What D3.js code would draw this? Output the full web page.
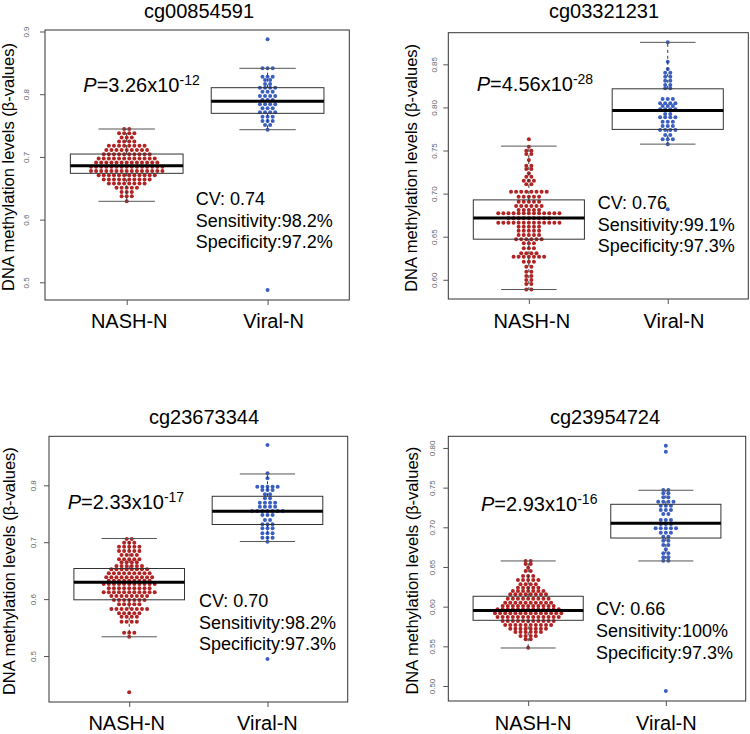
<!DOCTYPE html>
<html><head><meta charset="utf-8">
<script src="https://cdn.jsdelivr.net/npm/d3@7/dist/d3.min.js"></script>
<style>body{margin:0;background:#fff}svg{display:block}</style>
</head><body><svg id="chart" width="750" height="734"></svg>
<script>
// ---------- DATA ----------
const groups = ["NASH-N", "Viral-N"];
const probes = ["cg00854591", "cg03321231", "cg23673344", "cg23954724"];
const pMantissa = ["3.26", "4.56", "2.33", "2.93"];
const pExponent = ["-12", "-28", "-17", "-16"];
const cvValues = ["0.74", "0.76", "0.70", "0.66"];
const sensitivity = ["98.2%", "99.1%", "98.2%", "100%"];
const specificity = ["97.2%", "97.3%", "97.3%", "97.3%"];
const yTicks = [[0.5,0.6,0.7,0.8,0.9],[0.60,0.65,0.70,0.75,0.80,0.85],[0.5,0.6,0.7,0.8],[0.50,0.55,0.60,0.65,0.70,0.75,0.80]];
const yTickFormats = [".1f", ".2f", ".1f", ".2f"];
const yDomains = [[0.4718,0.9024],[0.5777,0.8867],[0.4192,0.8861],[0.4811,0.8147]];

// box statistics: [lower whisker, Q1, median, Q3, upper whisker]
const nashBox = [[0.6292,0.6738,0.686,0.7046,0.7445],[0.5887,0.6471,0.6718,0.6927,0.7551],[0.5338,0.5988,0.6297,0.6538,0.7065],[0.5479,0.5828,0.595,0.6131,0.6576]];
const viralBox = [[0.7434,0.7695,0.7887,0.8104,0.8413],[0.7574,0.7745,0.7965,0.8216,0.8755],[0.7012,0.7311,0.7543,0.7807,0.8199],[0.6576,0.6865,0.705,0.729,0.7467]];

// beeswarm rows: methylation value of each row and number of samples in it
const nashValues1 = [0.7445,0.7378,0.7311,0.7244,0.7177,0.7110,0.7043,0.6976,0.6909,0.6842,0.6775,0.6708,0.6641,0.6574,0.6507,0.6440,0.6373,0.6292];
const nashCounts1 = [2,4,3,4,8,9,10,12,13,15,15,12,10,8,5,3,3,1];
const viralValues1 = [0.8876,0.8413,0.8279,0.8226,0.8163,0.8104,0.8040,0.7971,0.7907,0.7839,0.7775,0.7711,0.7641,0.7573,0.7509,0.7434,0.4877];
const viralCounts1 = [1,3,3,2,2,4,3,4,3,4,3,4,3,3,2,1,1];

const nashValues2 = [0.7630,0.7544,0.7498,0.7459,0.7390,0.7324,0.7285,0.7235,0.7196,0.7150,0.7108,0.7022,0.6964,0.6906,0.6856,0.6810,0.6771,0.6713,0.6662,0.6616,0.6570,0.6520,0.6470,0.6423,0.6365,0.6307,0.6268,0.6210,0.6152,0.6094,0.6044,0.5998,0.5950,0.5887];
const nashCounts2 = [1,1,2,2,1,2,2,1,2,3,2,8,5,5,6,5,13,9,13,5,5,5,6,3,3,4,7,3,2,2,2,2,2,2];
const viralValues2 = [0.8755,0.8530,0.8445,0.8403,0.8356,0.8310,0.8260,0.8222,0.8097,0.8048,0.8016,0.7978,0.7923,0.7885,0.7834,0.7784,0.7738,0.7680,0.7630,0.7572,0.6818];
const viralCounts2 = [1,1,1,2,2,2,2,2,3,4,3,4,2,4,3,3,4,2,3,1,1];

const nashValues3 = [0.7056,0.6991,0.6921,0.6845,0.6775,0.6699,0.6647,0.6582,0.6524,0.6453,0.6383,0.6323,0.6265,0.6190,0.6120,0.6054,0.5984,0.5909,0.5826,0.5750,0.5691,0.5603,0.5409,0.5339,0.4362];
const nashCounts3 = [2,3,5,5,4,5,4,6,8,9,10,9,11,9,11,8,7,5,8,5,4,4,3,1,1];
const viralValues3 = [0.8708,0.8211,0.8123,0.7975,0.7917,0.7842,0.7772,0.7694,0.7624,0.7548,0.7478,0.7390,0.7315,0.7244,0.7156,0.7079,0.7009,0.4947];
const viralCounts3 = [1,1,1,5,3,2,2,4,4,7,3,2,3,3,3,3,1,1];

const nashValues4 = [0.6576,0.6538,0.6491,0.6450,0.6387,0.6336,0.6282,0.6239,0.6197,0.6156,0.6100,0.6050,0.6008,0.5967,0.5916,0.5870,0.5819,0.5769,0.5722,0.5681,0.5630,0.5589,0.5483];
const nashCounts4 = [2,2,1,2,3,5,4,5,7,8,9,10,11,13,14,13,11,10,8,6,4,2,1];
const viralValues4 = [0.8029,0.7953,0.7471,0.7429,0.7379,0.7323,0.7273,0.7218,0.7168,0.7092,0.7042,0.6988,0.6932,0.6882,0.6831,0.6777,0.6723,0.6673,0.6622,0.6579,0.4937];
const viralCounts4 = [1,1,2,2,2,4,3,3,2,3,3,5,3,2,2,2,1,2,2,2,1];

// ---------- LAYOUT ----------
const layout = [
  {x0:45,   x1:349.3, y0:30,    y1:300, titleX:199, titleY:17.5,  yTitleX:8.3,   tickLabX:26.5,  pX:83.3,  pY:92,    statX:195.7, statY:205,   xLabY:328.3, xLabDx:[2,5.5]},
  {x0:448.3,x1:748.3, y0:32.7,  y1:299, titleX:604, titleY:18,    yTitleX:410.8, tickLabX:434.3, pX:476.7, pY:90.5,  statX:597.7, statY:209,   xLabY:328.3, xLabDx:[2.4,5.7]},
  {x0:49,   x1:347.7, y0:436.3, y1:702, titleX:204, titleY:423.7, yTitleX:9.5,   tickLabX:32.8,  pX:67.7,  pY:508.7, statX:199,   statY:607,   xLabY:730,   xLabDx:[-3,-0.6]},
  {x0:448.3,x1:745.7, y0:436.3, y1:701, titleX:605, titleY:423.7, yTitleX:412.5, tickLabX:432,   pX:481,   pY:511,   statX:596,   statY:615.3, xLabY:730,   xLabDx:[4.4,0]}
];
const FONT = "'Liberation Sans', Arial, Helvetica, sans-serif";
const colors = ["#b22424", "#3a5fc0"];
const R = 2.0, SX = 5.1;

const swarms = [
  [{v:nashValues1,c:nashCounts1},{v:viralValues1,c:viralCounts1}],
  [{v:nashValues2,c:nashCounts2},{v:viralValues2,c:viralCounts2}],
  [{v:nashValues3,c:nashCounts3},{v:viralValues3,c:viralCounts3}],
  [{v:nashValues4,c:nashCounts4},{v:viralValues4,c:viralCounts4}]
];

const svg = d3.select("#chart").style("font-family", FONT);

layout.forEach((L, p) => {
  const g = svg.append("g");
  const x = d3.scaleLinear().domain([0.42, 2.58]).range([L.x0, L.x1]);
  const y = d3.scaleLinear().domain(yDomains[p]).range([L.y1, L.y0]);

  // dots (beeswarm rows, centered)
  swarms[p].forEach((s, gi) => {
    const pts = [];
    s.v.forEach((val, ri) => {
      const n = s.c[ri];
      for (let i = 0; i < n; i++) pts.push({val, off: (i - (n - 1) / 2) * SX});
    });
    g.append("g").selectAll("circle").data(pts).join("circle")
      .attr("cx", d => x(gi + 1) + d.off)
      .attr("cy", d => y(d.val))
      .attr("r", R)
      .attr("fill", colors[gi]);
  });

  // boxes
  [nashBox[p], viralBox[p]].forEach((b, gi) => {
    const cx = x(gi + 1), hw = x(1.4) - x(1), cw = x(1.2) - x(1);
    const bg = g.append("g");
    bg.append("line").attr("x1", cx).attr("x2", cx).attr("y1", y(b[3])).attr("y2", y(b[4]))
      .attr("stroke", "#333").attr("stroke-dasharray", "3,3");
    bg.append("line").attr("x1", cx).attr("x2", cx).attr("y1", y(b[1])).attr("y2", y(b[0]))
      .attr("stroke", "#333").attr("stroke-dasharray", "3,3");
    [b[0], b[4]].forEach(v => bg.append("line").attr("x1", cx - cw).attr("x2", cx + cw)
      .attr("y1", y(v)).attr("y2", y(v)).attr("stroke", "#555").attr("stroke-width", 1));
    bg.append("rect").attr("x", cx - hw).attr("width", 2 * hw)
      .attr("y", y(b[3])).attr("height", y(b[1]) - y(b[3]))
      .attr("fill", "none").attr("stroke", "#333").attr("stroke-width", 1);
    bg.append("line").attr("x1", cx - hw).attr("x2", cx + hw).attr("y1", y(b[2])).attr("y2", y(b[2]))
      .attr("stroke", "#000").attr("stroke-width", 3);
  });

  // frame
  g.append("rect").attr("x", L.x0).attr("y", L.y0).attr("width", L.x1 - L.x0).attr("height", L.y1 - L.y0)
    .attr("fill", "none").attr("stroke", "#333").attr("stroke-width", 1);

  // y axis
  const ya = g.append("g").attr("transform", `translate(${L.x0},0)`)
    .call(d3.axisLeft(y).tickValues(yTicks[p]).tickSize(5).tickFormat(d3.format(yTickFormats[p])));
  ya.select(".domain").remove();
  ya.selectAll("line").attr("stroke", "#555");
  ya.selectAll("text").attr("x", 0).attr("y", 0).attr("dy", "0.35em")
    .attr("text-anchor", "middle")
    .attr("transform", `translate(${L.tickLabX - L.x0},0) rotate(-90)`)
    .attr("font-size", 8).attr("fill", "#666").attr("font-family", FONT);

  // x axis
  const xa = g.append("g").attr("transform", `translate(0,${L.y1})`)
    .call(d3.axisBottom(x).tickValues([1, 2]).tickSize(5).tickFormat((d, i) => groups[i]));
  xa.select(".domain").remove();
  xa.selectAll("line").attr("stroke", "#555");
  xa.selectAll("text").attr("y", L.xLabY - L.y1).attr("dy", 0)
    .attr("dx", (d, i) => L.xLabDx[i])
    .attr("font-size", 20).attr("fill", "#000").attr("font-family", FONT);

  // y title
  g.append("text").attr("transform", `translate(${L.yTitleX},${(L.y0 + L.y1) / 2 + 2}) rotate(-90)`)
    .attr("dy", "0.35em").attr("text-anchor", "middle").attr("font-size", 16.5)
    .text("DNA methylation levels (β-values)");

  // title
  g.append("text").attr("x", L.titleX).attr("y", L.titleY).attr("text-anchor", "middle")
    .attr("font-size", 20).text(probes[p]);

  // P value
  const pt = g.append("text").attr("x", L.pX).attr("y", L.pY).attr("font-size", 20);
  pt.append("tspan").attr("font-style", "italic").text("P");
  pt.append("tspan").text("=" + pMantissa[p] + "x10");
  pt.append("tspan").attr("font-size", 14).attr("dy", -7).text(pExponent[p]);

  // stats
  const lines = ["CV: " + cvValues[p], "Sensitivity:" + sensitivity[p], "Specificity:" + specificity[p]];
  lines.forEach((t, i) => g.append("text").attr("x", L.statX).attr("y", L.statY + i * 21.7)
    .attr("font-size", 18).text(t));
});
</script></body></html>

## Exercise prompt
Everything from the top line of the data down to and including the line with "const viralCounts1 = [1,3,3,2,2,4,3,4,3,4,3,4,3,3,2,1,1];" is to be copied, except the pictures.

## Full output
What D3.js code would draw this? Output the full web page.
<!DOCTYPE html>
<html><head><meta charset="utf-8">
<script src="https://cdn.jsdelivr.net/npm/d3@7/dist/d3.min.js"></script>
<style>body{margin:0;background:#fff}svg{display:block}</style>
</head><body><svg id="chart" width="750" height="734"></svg>
<script>
// ---------- DATA ----------
const groups = ["NASH-N", "Viral-N"];
const probes = ["cg00854591", "cg03321231", "cg23673344", "cg23954724"];
const pMantissa = ["3.26", "4.56", "2.33", "2.93"];
const pExponent = ["-12", "-28", "-17", "-16"];
const cvValues = ["0.74", "0.76", "0.70", "0.66"];
const sensitivity = ["98.2%", "99.1%", "98.2%", "100%"];
const specificity = ["97.2%", "97.3%", "97.3%", "97.3%"];
const yTicks = [[0.5,0.6,0.7,0.8,0.9],[0.60,0.65,0.70,0.75,0.80,0.85],[0.5,0.6,0.7,0.8],[0.50,0.55,0.60,0.65,0.70,0.75,0.80]];
const yTickFormats = [".1f", ".2f", ".1f", ".2f"];
const yDomains = [[0.4718,0.9024],[0.5777,0.8867],[0.4192,0.8861],[0.4811,0.8147]];

// box statistics: [lower whisker, Q1, median, Q3, upper whisker]
const nashBox = [[0.6292,0.6738,0.686,0.7046,0.7445],[0.5887,0.6471,0.6718,0.6927,0.7551],[0.5338,0.5988,0.6297,0.6538,0.7065],[0.5479,0.5828,0.595,0.6131,0.6576]];
const viralBox = [[0.7434,0.7695,0.7887,0.8104,0.8413],[0.7574,0.7745,0.7965,0.8216,0.8755],[0.7012,0.7311,0.7543,0.7807,0.8199],[0.6576,0.6865,0.705,0.729,0.7467]];

// beeswarm rows: methylation value of each row and number of samples in it
const nashValues1 = [0.7445,0.7378,0.7311,0.7244,0.7177,0.7110,0.7043,0.6976,0.6909,0.6842,0.6775,0.6708,0.6641,0.6574,0.6507,0.6440,0.6373,0.6292];
const nashCounts1 = [2,4,3,4,8,9,10,12,13,15,15,12,10,8,5,3,3,1];
const viralValues1 = [0.8876,0.8413,0.8279,0.8226,0.8163,0.8104,0.8040,0.7971,0.7907,0.7839,0.7775,0.7711,0.7641,0.7573,0.7509,0.7434,0.4877];
const viralCounts1 = [1,3,3,2,2,4,3,4,3,4,3,4,3,3,2,1,1];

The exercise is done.